* [WHAT IS EXPECTED]:
Exclude pictures. Extract exactly the lines from the one that contains "Recreate this image" down to the one that contains "from matplotlib.ticker import", both included.
[start ENTRIES SUPPLIED]
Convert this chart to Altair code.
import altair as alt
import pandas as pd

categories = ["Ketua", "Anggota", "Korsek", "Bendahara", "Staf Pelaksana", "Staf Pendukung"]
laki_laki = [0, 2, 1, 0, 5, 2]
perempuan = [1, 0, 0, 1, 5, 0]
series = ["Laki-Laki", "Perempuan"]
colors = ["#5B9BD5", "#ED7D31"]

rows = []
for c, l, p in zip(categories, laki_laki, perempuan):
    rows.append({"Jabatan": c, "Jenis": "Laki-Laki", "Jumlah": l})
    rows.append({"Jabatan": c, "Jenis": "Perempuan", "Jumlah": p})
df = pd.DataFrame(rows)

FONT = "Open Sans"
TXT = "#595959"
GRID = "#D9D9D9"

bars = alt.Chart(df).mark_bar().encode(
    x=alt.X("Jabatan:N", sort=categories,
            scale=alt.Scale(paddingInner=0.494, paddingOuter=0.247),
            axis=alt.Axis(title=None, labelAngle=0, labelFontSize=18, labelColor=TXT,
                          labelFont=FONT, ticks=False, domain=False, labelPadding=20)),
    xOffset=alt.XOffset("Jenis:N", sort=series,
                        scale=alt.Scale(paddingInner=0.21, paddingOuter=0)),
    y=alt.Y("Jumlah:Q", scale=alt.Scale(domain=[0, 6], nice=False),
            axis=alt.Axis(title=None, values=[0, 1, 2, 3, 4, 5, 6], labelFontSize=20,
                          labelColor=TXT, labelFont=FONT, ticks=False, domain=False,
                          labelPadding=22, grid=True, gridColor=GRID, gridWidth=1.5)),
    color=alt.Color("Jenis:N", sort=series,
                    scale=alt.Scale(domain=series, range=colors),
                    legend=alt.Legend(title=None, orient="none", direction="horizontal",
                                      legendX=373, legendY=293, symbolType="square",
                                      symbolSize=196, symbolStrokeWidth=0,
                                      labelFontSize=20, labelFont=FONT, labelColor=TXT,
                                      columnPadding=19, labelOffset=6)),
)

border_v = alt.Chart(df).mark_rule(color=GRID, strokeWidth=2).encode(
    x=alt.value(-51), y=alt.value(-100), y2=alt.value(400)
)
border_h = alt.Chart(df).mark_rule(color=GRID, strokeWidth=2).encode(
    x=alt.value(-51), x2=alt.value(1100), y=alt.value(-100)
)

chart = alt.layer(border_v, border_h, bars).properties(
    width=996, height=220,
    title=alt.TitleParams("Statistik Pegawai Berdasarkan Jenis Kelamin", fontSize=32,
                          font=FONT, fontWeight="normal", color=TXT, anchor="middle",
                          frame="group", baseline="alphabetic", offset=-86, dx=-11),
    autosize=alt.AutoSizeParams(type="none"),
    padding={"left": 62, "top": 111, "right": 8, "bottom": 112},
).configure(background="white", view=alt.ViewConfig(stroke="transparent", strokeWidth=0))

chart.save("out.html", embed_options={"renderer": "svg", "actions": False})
[end ENTRIES SUPPLIED]
[start ENTRIES SUPPLIED]
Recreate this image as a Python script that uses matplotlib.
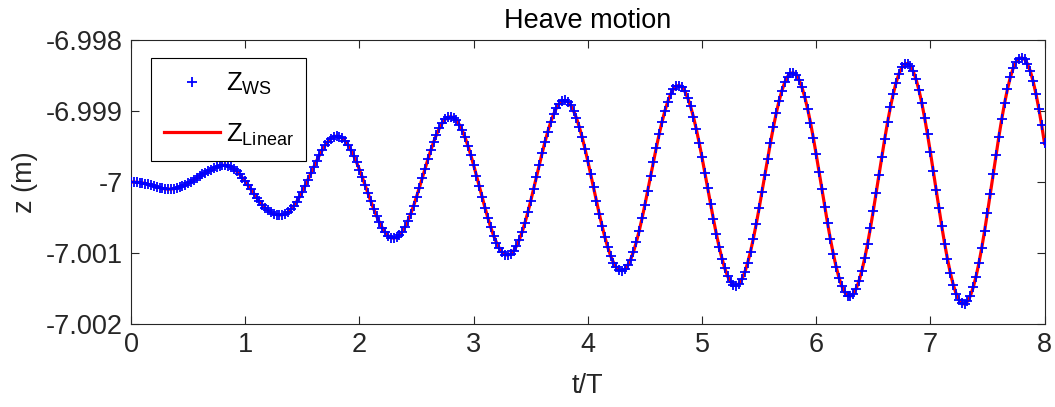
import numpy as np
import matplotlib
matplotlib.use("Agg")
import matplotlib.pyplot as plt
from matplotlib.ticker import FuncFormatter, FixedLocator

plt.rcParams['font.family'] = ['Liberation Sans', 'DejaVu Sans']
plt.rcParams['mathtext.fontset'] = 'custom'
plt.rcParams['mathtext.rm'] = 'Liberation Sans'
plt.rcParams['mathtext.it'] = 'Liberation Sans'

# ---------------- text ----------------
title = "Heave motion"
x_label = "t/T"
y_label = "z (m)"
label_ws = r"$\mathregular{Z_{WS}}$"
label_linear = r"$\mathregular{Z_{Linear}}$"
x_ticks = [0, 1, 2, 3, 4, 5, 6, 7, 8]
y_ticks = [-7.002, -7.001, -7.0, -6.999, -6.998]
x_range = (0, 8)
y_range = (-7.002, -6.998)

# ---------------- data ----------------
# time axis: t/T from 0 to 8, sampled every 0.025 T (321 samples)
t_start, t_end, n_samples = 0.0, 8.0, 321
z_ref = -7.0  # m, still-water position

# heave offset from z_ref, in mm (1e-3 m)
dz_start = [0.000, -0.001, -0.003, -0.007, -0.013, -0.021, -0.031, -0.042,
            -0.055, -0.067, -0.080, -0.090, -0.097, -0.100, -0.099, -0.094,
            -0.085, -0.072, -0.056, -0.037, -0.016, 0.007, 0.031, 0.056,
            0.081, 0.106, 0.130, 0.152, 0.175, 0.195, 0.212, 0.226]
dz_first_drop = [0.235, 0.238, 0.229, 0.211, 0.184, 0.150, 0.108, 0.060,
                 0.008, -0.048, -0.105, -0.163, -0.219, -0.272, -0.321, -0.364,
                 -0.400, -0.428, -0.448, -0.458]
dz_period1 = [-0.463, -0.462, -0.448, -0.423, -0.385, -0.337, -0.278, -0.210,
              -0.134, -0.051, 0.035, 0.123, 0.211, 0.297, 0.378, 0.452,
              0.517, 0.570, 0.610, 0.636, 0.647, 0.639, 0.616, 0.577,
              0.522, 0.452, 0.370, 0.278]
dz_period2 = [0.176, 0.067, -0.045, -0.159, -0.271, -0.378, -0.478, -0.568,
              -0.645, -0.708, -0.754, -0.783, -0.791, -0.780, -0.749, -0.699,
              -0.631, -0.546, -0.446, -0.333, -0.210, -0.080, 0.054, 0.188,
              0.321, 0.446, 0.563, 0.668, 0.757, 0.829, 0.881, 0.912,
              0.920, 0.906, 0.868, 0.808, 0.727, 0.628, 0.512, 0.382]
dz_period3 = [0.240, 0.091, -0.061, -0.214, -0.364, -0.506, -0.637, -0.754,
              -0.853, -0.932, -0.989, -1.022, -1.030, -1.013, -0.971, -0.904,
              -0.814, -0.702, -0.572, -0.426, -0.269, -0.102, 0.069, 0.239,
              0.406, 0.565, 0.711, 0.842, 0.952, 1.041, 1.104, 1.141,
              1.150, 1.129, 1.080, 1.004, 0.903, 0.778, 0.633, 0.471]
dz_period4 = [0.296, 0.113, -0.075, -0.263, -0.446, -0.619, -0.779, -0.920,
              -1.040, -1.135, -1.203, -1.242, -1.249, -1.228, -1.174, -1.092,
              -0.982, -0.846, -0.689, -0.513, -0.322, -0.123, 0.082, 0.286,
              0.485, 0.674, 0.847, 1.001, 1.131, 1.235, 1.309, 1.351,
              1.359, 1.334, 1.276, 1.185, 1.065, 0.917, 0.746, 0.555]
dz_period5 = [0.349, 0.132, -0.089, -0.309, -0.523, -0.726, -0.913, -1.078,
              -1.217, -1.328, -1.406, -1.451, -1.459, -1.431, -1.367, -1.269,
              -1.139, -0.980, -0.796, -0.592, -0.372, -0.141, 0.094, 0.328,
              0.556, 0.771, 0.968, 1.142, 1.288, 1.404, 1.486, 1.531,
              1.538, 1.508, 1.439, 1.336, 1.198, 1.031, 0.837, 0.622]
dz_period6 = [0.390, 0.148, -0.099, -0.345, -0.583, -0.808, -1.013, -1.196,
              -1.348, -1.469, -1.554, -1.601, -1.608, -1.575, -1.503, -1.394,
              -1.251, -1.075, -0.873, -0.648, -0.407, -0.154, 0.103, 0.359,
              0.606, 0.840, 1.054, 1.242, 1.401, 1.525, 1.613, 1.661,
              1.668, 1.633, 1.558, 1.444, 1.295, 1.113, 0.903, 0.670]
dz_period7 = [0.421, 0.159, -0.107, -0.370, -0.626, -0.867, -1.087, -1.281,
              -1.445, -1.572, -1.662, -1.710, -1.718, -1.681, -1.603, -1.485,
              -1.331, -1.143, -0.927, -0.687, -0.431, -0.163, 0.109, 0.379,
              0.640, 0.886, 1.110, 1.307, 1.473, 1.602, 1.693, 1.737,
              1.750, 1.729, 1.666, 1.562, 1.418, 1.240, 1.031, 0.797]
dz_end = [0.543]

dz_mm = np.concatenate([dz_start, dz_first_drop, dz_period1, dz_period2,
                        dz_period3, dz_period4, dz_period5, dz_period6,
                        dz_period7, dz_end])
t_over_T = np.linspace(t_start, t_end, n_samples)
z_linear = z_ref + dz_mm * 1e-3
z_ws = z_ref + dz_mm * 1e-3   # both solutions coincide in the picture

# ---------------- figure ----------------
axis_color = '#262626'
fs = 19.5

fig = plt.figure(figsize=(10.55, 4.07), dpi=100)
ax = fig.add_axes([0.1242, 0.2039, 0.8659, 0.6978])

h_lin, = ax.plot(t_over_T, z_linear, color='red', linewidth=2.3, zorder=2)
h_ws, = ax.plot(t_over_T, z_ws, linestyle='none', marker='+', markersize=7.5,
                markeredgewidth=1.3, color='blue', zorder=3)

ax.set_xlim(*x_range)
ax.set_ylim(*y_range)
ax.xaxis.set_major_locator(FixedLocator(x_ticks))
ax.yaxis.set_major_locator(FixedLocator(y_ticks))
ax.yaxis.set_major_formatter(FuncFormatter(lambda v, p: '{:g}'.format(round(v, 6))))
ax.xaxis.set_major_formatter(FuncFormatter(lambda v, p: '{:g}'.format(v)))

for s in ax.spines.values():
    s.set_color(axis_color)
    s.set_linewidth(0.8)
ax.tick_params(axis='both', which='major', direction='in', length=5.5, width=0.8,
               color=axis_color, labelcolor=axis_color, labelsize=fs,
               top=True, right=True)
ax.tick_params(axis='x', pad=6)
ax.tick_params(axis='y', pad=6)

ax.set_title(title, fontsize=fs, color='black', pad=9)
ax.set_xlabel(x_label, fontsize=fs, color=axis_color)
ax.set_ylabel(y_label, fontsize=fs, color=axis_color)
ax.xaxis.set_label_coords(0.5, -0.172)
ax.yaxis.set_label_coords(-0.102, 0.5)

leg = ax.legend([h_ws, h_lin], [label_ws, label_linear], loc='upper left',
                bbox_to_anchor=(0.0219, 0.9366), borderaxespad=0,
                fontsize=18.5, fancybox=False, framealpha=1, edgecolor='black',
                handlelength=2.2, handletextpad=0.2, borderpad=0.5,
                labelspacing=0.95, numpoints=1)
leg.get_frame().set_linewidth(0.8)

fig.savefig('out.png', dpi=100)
[end ENTRIES SUPPLIED]
* [COMPLETE RESPONSE]:
Recreate this image as a Python script that uses matplotlib.
import numpy as np
import matplotlib
matplotlib.use("Agg")
import matplotlib.pyplot as plt
from matplotlib.ticker import FuncFormatter, FixedLocator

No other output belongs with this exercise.